Considering the source, go ahead and shave that estimate if you want and say SATs are only half as accurate as high school grades in predicting college performance. That’s still valuable incremental information when used in context. Admissions committees aren’t simply ranking students by SAT or ACT score and taking the top decile or two. Sensibly, they make allowances for the challenges that underprivileged applicants face. A 600 SAT verbal score means more to them if it’s from a student in Compton than a student in, say, Atherton. And even if scores aren’t used for head-to-head comparisons between very different applicants, they’re useful in distinguishing between kids from the same high school.

In May 2020, when the University of California regents voted to phase out use of standardized tests, they faced pushback from within their own system.  A review by the Academic Senate found that the SAT helps, not hurts, disadvantaged students and that “campuses adjust for socioeconomic differences and admit disadvantaged students with lower test scores compared with more advantaged peers,” the Los Angeles Times reported.

According to the Los Angeles Times, “UC Riverside Chancellor Kim A. Wilcox said his campus — the most diverse in the UC system after Merced — has prospered using the current admissions process, winning top rankings for helping low-income, first-generation and underrepresented students succeed.”

The SAT and ACT shine a harsh but much-needed spotlight on the inequities of the educational system and society in general that result in relatively few Black, Hispanic, and low-income being on a par with more privileged students in college readiness. To block use of the SAT and ACT scores because their results are depressing is to shoot the messenger.
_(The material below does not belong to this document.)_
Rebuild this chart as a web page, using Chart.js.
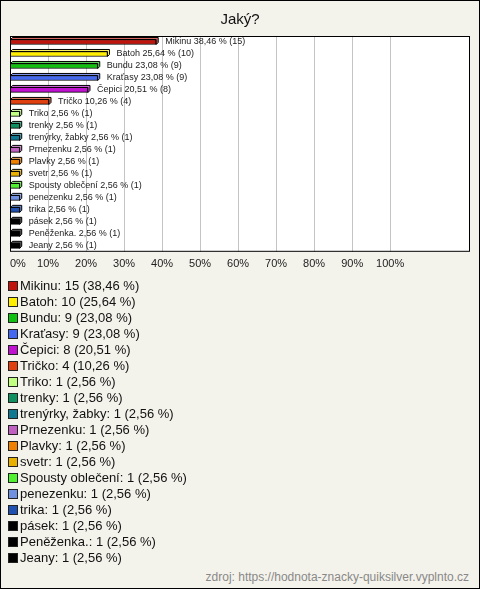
<!DOCTYPE html>
<html lang="cs">
<head>
    <meta charset="UTF-8">
    <script src="https://cdn.jsdelivr.net/npm/chart.js@4/dist/chart.umd.min.js"></script>
    <title>Jaký?</title>
    <style>
        body { margin: 0; background: #fff; }
        .box {
            position: relative; width: 480px; height: 589px; box-sizing: border-box;
            border: 1px solid #000; background: #f4f3eb; font-family: "Liberation Sans", Arial, sans-serif;
        }
        #chart { position: absolute; left: 0; top: 0; }
        #legend { position: absolute; left: 7px; top: 277px; font-size: 13px; color: #111; }
        #legend div { height: 16px; line-height: 16px; white-space: nowrap; }
        #legend span {
            display: inline-block; width: 8px; height: 8px; border: 1px solid #222;
            margin-right: 2px; vertical-align: -1px;
        }
        .zdroj { position: absolute; right: 10px; top: 569px; font-size: 12px; color: #888; }
    </style>
</head>
<body>
    <div class="box">
        <canvas id="chart" width="478" height="280"></canvas>
        <div id="legend"></div>
        <div class="zdroj">zdroj: https://hodnota-znacky-quiksilver.vyplnto.cz</div>
    </div>

    <script>
        const labels = ["Mikinu", "Batoh", "Bundu", "Kraťasy", "Čepici", "Tričko", "Triko", "trenky",
            "trenýrky, žabky", "Prnezenku", "Plavky", "svetr", "Spousty oblečení", "penezenku", "trika",
            "pásek", "Peněženka.", "Jeany"];
        const counts = [15, 10, 9, 9, 8, 4, 1, 1, 1, 1, 1, 1, 1, 1, 1, 1, 1, 1];
        const percents = [38.46, 25.64, 23.08, 23.08, 20.51, 10.26, 2.56, 2.56, 2.56, 2.56, 2.56, 2.56,
            2.56, 2.56, 2.56, 2.56, 2.56, 2.56];
        const colors = ["#c0140c", "#ffee00", "#10c010", "#4468f0", "#c010d0", "#e04010", "#c0ff80", "#109060",
            "#107890", "#c060c0", "#f08000", "#e8b000", "#50f030", "#7090e0", "#2050b0", "#000000", "#000000", "#000000"];

        function fmt(v) {
            return v.toFixed(2).replace(".", ",");
        }

        function lighter(hex) {
            const n = parseInt(hex.slice(1), 16);
            const r = (n >> 16) & 255, g = (n >> 8) & 255, b = n & 255;
            const f = c => Math.round(c + (255 - c) * 0.35);
            return "rgb(" + f(r) + "," + f(g) + "," + f(b) + ")";
        }

        // white plot area with black frame
        const frame = {
            id: "frame",
            beforeDraw(chart) {
                const a = chart.chartArea, ctx = chart.ctx;
                ctx.save();
                ctx.fillStyle = "#fff";
                ctx.fillRect(a.left, a.top, a.right - a.left, a.bottom - a.top);
                ctx.restore();
            },
            afterDraw(chart) {
                const a = chart.chartArea, ctx = chart.ctx;
                ctx.save();
                ctx.strokeStyle = "#000";
                ctx.lineWidth = 1;
                ctx.strokeRect(a.left + 0.5, a.top + 0.5, a.right - a.left - 1, a.bottom - a.top - 1);
                ctx.restore();
            }
        };

        // 3d faces + labels beside the bars
        const bars3d = {
            id: "bars3d",
            afterDatasetsDraw(chart) {
                const ctx = chart.ctx;
                const d = 2;
                chart.getDatasetMeta(0).data.forEach((bar, i) => {
                    const top = bar.y - bar.height / 2, bottom = bar.y + bar.height / 2;
                    ctx.save();
                    ctx.lineWidth = 1;
                    ctx.strokeStyle = "#000";
                    ctx.fillStyle = lighter(colors[i]);
                    ctx.beginPath();
                    ctx.moveTo(bar.base, top);
                    ctx.lineTo(bar.base + d, top - d);
                    ctx.lineTo(bar.x + d, top - d);
                    ctx.lineTo(bar.x + d, bottom - d);
                    ctx.lineTo(bar.x, bottom);
                    ctx.lineTo(bar.x, top);
                    ctx.closePath();
                    ctx.fill();
                    ctx.stroke();
                    ctx.fillStyle = "#222";
                    ctx.font = "9px 'Liberation Sans', Arial";
                    ctx.textBaseline = "middle";
                    ctx.fillText(labels[i] + " " + fmt(percents[i]) + " % (" + counts[i] + ")", bar.x + 9, bar.y);
                    ctx.restore();
                });
            }
        };

        new Chart("chart", {
            type: "bar",
            data: {
                labels: labels,
                datasets: [{
                    data: percents,
                    backgroundColor: colors,
                    borderColor: "#000",
                    borderWidth: 1,
                    barThickness: 5
                }]
            },
            options: {
                indexAxis: "y",
                responsive: false,
                animation: false,
                layout: { padding: { left: 9, right: 9, bottom: 4 } },
                plugins: {
                    legend: { display: false },
                    tooltip: { enabled: false },
                    title: {
                        display: true,
                        text: "Jaký?",
                        color: "#111",
                        font: { family: "'Liberation Sans', Arial", size: 15, weight: "normal" },
                        padding: { top: 10, bottom: 7 }
                    }
                },
                scales: {
                    x: {
                        min: 0,
                        max: 121,
                        border: { display: false },
                        grid: {
                            drawTicks: false,
                            color: c => (c.tick && c.tick.value > 0 && c.tick.value <= 100) ? "#c4c4c4" : "transparent"
                        },
                        ticks: {
                            stepSize: 10,
                            padding: 6,
                            align: "inner",
                            color: "#222",
                            font: { family: "'Liberation Sans', Arial", size: 11 },
                            callback: v => v <= 100 ? v + "%" : ""
                        }
                    },
                    y: { display: false }
                }
            },
            plugins: [frame, bars3d]
        });

        const legend = document.getElementById("legend");
        labels.forEach((name, i) => {
            const row = document.createElement("div");
            row.innerHTML = '<span style="background:' + colors[i] + '"></span>' +
                name + ": " + counts[i] + " (" + fmt(percents[i]) + " %)";
            legend.appendChild(row);
        });
    </script>
</body>
</html>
And it certainly doesn’t serve the interests of minority applicants who do overcome the odds and ace the standardized tests. 

The best solution, of course, is improve education and living conditions so more students from all parts of society are ready for the rigors of an elite education. Since that’s a long-term project, it’s reasonable to give some preference to college applicants from underprivileged backgrounds to correct historical injustices. But that should be done out in the open, no apologies necessary, rather than by suppressing discomforting information.